Whether Medicare is primary or secondary depends on the specific reason a person has other coverage. Common categories include coverage through an employer group health plan (which can turn on factors like the beneficiary's or a spouse's active employment status, the size of the employer, and whether entitlement is based on age, disability, or End-Stage Renal Disease), as well as coverage arising from an accident or injury where an auto, liability, or no-fault insurer or workers' compensation may be responsible. The precise ordering of payment for each situation is set by federal statute and CMS rules rather than by any single fixed formula, and the details vary by category.
Because these categories are numerous and fact-specific, providers and health plans identify the correct payer order by collecting and verifying other-coverage information, and CMS maintains coordination processes and contractors to help establish who pays first. The authoritative descriptions of each MSP category and the applicable payment rules are published by CMS.
In practice
In day-to-day billing, MSP matters because submitting a claim to Medicare when another payer is primary can lead to denials, recoupments, or delayed payment. Front-end processes typically include asking about other insurance and accident-related coverage, and CMS provides mechanisms (such as beneficiary questionnaires and coordination-of-benefits data) intended to capture primary-coverage information.
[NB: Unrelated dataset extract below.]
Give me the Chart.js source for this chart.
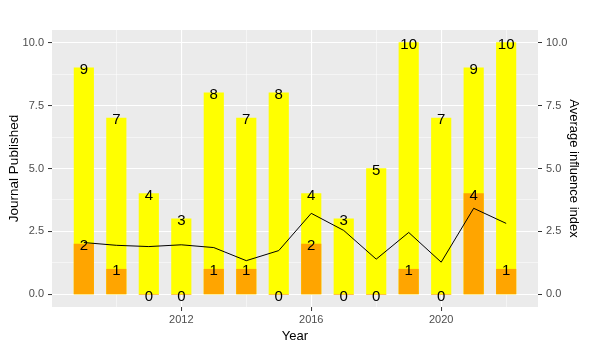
<!DOCTYPE html>
<html><head><meta charset="utf-8">
<script src="https://cdn.jsdelivr.net/npm/chart.js@4/dist/chart.umd.min.js"></script>
<style>html,body{margin:0;padding:0;background:#fff}canvas{display:block}</style>
</head><body>
<canvas id="c" width="592" height="350"></canvas>
<script>
const years = [2009,2010,2011,2012,2013,2014,2015,2016,2017,2018,2019,2020,2021,2022];
const journals = [9,7,4,3,8,7,8,4,3,5,10,7,9,10];
const influential = [2,1,0,0,1,1,0,2,0,0,1,0,4,1];
const avgInfluence = [2.06,1.95,1.90,1.97,1.86,1.34,1.74,3.22,2.54,1.40,2.46,1.28,3.42,2.82];
const xTicks = [2010,2012,2014,2016,2018,2020,2022];
const xLabelTicks = [2012,2016,2020];
const yTicks = [0,1.25,2.5,3.75,5,6.25,7.5,8.75,10];
const yLabelTicks = [0,2.5,5,7.5,10];

const FONT = "'Liberation Sans', Arial, sans-serif";
const isMajorY = v => yLabelTicks.includes(v);
const isMajorX = v => xLabelTicks.includes(v);
const tv = c => (c && c.tick) ? c.tick.value : null;

const panelBg = {
  id:'panelBg',
  beforeDraw(chart){
    const {ctx, chartArea:a} = chart;
    ctx.save(); ctx.fillStyle='#EBEBEB';
    ctx.fillRect(a.left, a.top, a.right-a.left, a.bottom-a.top);
    ctx.restore();
  }
};
const labels = {
  id:'labels',
  afterDatasetsDraw(chart){
    const {ctx} = chart;
    const xs = chart.scales.x, ys = chart.scales.y;
    ctx.save();
    ctx.font = '15px ' + FONT;
    ctx.fillStyle = '#000';
    ctx.textAlign='center'; ctx.textBaseline='middle';
    years.forEach((yr,i)=>{
      const px = xs.getPixelForValue(yr);
      ctx.fillText(String(journals[i]), px, ys.getPixelForValue(journals[i])+2);
      ctx.fillText(String(influential[i]), px, ys.getPixelForValue(influential[i])+2);
    });
    ctx.restore();
  }
};

function yAxis(extra){
  return Object.assign({
    type:'linear', min:-0.5, max:10.5,
    afterBuildTicks(s){ s.ticks = yTicks.map(v=>({value:v})); },
    border:{display:false},
    ticks:{
      autoSkip:false, padding:4, color:'#4D4D4D', font:{family:FONT,size:11},
      callback(v){ return isMajorY(v) ? v.toFixed(1) : ''; }
    }
  }, extra);
}

new Chart(document.getElementById('c'), {
  type:'bar',
  data:{
    datasets:[
      {type:'line', data:years.map((y,i)=>({x:y,y:avgInfluence[i]})), borderColor:'#000', borderWidth:1,
       pointRadius:0, tension:0, yAxisID:'y1', order:0},
      {data:years.map((y,i)=>({x:y,y:influential[i]})), backgroundColor:'#FFA500', barThickness:19.5, grouped:false, order:1},
      {data:years.map((y,i)=>({x:y,y:journals[i]})), backgroundColor:'#FFFF00', barThickness:19.5, grouped:false, order:2}
    ]
  },
  options:{
    responsive:false, animation:false, devicePixelRatio:1,
    layout:{padding:{left:0,right:0,top:30,bottom:0}},
    plugins:{legend:{display:false}, tooltip:{enabled:false}},
    scales:{
      x:{
        type:'linear', min:2008.02, max:2022.98, offset:false,
        afterBuildTicks(s){ s.ticks = xTicks.map(v=>({value:v})); },
        afterFit(s){ s.height = 43; },
        border:{display:false},
        grid:{
          offset:false,
          color:c=> isMajorX(tv(c))?'#FFFFFF':'rgba(255,255,255,0.85)',
          lineWidth:c=> isMajorX(tv(c))?1.1:0.6,
          tickColor:c=> isMajorX(tv(c))?'#333333':'rgba(0,0,0,0)',
          tickLength:4, tickWidth:1
        },
        ticks:{autoSkip:false, maxRotation:0, padding:2, color:'#4D4D4D', font:{family:FONT,size:11},
          callback(v){ return isMajorX(v) ? String(v) : ''; }},
        title:{display:true, text:'Year', color:'#000', font:{family:FONT,size:13}, padding:{top:0,bottom:6}}
      },
      y:yAxis({
        position:'left',
        afterFit(s){ s.width = 52; },
        grid:{
          offset:false,
          color:c=> isMajorY(tv(c))?'#FFFFFF':'rgba(255,255,255,0.85)',
          lineWidth:c=> isMajorY(tv(c))?1.1:0.6,
          tickColor:c=> isMajorY(tv(c))?'#333333':'rgba(0,0,0,0)',
          tickLength:4, tickWidth:1
        },
        title:{display:true, text:'Journal Published', color:'#000', font:{family:FONT,size:13.5}, padding:{top:6,bottom:0}}
      }),
      y1:yAxis({
        position:'right',
        afterFit(s){ s.width = 54; },
        grid:{
          offset:false,
          drawOnChartArea:false,
          color:'rgba(0,0,0,0)',
          tickColor:c=> isMajorY(tv(c))?'#333333':'rgba(0,0,0,0)',
          tickLength:4, tickWidth:1
        },
        title:{display:true, text:'Average influence index', color:'#000', font:{family:FONT,size:13}, padding:{top:11,bottom:0}}
      })
    }
  },
  plugins:[panelBg, labels]
});
</script>
</body></html>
When another payer is primary, that payer is generally billed first, and Medicare may then be billed as secondary for allowable remaining amounts, subject to Medicare's coverage and payment rules.
The specific documentation, claim fields, and payer-order determinations depend on the MSP category involved and can change over time, so billing teams generally rely on current CMS manuals, MLN materials, and the applicable coordination-of-benefits guidance rather than on a single universal rule. Amounts, timeframes, and category thresholds are governed by federal rules and should be confirmed against the current authoritative CMS source.
Commonly confused with
- Medicare Supplement (Medigap): Medigap is private insurance a beneficiary buys to help pay Medicare's out-of-pocket costs (like deductibles or coinsurance) after Medicare pays. MSP, by contrast, is about another payer being required to pay before Medicare — a different question of payment order, not supplemental cost-sharing coverage.
- Coordination of Benefits (COB): COB is the broader process of determining how multiple payers share responsibility for a claim. MSP is the specific body of Medicare rules that decides when Medicare is secondary; COB is the general mechanism used to apply those and other payer-order rules.
- Medicaid as payer of last resort: Medicaid is generally the payer of last resort, meaning it typically pays after other coverage including Medicare. MSP addresses when Medicare specifically steps back to secondary; it is a distinct program rule from Medicaid's last-resort status.